- The pair extended overnight post-BoC pullback amid the prevalent USD bearish bias.
- A follow-through pickup in Oil prices underpin Loonie and add to the selling pressure.
- The focus now shifts to the US consumer inflation figures, due later this Thursday.
The USD/CAD pair dropped to fresh weekly lows in the last hour and has now moved within the striking distance of eight-month through set last week.
After a sudden spike in reaction to the BoC announcement on Wednesday, the pair witnessed some aggressive selling at higher levels and snapped three consecutive days of winning streak in the wake of a sharp US Dollar downturn.
It is worth reporting that the BoC refrained from hinting at the next policy move in its statement, rather made it clear that it has no intentions to match potential interest rate cuts from the Fed and helped the Canadian Dollar to regain traction.
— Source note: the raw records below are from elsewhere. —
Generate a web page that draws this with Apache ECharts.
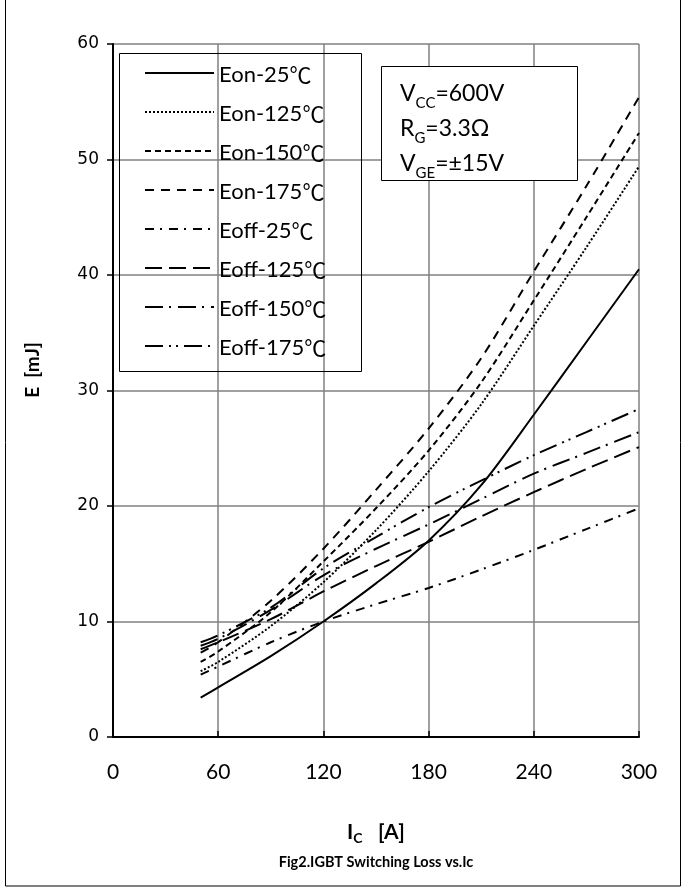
<!DOCTYPE html>
<html><head><meta charset="utf-8">
<script src="https://cdn.jsdelivr.net/npm/echarts@6/dist/echarts.min.js"></script>
<style>html,body{margin:0;padding:0;background:#fff}#c{width:686px;height:892px}</style>
</head><body><div id="c"></div>
<script>
// Collector current Ic [A]
const currents = [50, 60, 90, 120, 150, 180, 210, 240, 270, 300];
// Switching energy [mJ]
const eon25   = [3.4, 4.3, 7.0, 10.0, 13.3, 17.0, 21.8, 27.9, 34.2, 40.5];
const eon125  = [5.7, 6.5, 9.6, 13.4, 17.9, 23.0, 28.8, 35.6, 42.4, 49.4];
const eon150  = [6.5, 7.4, 10.8, 15.2, 19.8, 24.8, 30.7, 37.8, 45.0, 52.3];
const eon175  = [7.3, 8.2, 11.8, 16.3, 21.4, 26.7, 32.8, 40.3, 47.7, 55.4];
const eoff25  = [5.4, 6.1, 8.2, 10.0, 11.5, 12.9, 14.5, 16.2, 18.0, 19.8];
const eoff125 = [7.6, 8.2, 10.2, 12.6, 14.8, 16.9, 19.1, 21.2, 23.2, 25.1];
const eoff150 = [7.9, 8.5, 11.0, 14.0, 16.3, 18.4, 20.6, 22.8, 24.6, 26.4];
const eoff175 = [8.2, 8.8, 11.2, 14.6, 17.3, 19.9, 22.2, 24.4, 26.4, 28.4];
const seriesNames = ['Eon-25℃','Eon-125℃','Eon-150℃','Eon-175℃','Eoff-25℃','Eoff-125℃','Eoff-150℃','Eoff-175℃'];
const xTicks = [0, 60, 120, 180, 240, 300];
const yTicks = [0, 10, 20, 30, 40, 50, 60];

const allValues = [eon25, eon125, eon150, eon175, eoff25, eoff125, eoff150, eoff175];
const dashes = ['solid', [2, 2], [6, 4], [9, 7], [9, 6, 2, 7], [17, 7], [18, 6, 2, 7], [18, 6, 2, 5, 2, 6]];

const series = allValues.map((vals, i) => ({
  name: seriesNames[i],
  type: 'line',
  smooth: 0.3,
  symbol: 'none',
  data: currents.map((c, j) => [c, vals[j]]),
  lineStyle: { color: '#000', width: 2, type: dashes[i] },
  itemStyle: { color: '#000' },
  z: 3
}));

const chart = echarts.init(document.getElementById('c'), null, { renderer: 'canvas' });
const calib = 'Lato, "Open Sans", sans-serif';
chart.setOption({
  animation: false,
  backgroundColor: '#fff',
  grid: { left: 113, right: 47, top: 44, bottom: 155, containLabel: false },
  xAxis: {
    type: 'value', min: xTicks[0], max: xTicks[xTicks.length - 1], interval: 60,
    axisLine: { show: true, lineStyle: { color: '#000', width: 2 } },
    axisTick: { show: true, inside: true, length: 6, lineStyle: { color: '#000', width: 1.5 } },
    axisLabel: { margin: 25, fontFamily: calib, fontSize: 21, color: '#000' },
    splitLine: { show: true, lineStyle: { color: '#808080', width: 1.5 } }
  },
  yAxis: {
    type: 'value', min: yTicks[0], max: yTicks[yTicks.length - 1], interval: 10,
    axisLine: { show: true, lineStyle: { color: '#000', width: 2 } },
    axisTick: { show: true, inside: false, length: 6, lineStyle: { color: '#000', width: 1.5 } },
    axisLabel: { margin: 14, fontFamily: '"DejaVu Sans", sans-serif', fontSize: 17, color: '#000' },
    splitLine: { show: true, lineStyle: { color: '#808080', width: 1.5 } }
  },
  legend: {
    orient: 'vertical', left: 144, top: 60, padding: 0,
    itemWidth: 69, itemHeight: 20, itemGap: 13,
    itemStyle: { opacity: 0 },
    formatter: name => '{t|' + name.replace('℃', '') + '}{c|℃}',
    textStyle: {
      color: '#000',
      rich: {
        t: { fontFamily: calib, fontSize: 22, lineHeight: 20, color: '#000', padding: [4, 0, 0, 0] },
        c: { fontFamily: '"Noto Sans CJK SC", sans-serif', fontSize: 22, lineHeight: 20, color: '#000', padding: [4, 0, 0, 0] }
      }
    },
    data: seriesNames
  },
  graphic: [
    { type: 'rect', shape: { x: 5.5, y: -2, width: 675, height: 888 }, style: { fill: 'none', stroke: '#000', lineWidth: 1 }, z: 0, silent: true },
    { type: 'rect', shape: { x: 119.5, y: 53.5, width: 242, height: 318 }, style: { fill: 'none', stroke: '#000', lineWidth: 1 }, z: 10, silent: true },
    { type: 'rect', shape: { x: 381.5, y: 66.5, width: 196, height: 114 }, style: { fill: '#fff', stroke: '#000', lineWidth: 1 }, z: 10, silent: true },
    { type: 'text', x: 400, y: 76, z: 11, style: {
        text: '{a|V}{s|CC}{a|=600V}\n{a|R}{s|G}{a|=3.3Ω}\n{a|V}{s|GE}{a|=±15V}',
        rich: {
          a: { fontFamily: calib, fontSize: 23, color: '#000', lineHeight: 35 },
          s: { fontFamily: calib, fontSize: 15, color: '#000', lineHeight: 14, verticalAlign: 'bottom' }
        } } },
    { type: 'text', x: 33, y: 370, rotation: Math.PI / 2, z: 11, style: {
        text: 'E  [mJ]', fontFamily: calib, fontSize: 19, fontWeight: 'bold', fill: '#000', align: 'center', verticalAlign: 'middle' } },
    { type: 'text', x: 376, y: 832, z: 11, style: {
        text: '{a|I}{s|C}{a|   [A]}', align: 'center', verticalAlign: 'middle',
        rich: {
          a: { fontFamily: calib, fontSize: 21, fontWeight: 'bold', color: '#000', lineHeight: 26 },
          s: { fontFamily: calib, fontSize: 14, fontWeight: 'bold', color: '#000', lineHeight: 10, verticalAlign: 'bottom' }
        } } },
    { type: 'text', x: 376, y: 862, z: 11, style: {
        text: 'Fig2.IGBT Switching Loss vs.Ic', fontFamily: calib, fontSize: 14.5, fontWeight: 'bold', fill: '#000', align: 'center', verticalAlign: 'middle' } }
  ],
  series: series
});
</script></body></html>
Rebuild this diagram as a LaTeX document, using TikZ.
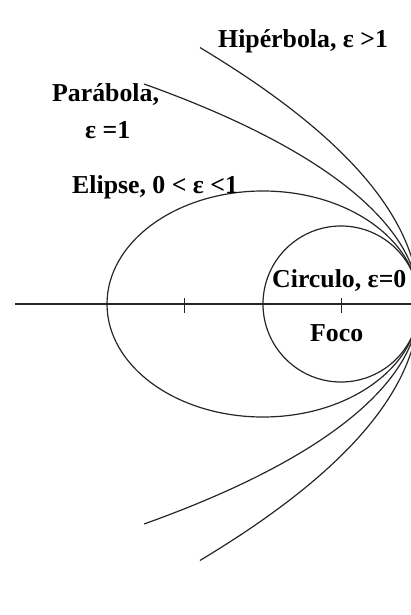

Meanwhile, the greenback came under some heavy selling pressure after the Fed Chair Jerome Powell’s remarks and the June FOMC meeting minutes confirmed the US central bank’s dovish bias, reaffirming a 25 bps rate cut at the upcoming meeting on July 30-31.
The USD bearish pressure remained unabated amid the ongoing slide in the US Treasury bond yields, which coupled with a follow-through bullish move in Crude Oil prices underpinned the commodity-linked currency – Loonie and kept exerting downward pressure on the major.
It would now be interesting to see if the pair is able to find any buying interest at lower levels or breaks through the recent swing low to confirm a fresh bearish breakdown as the focus now shifts to Thursday’s important release of the US consumer inflation figures for June.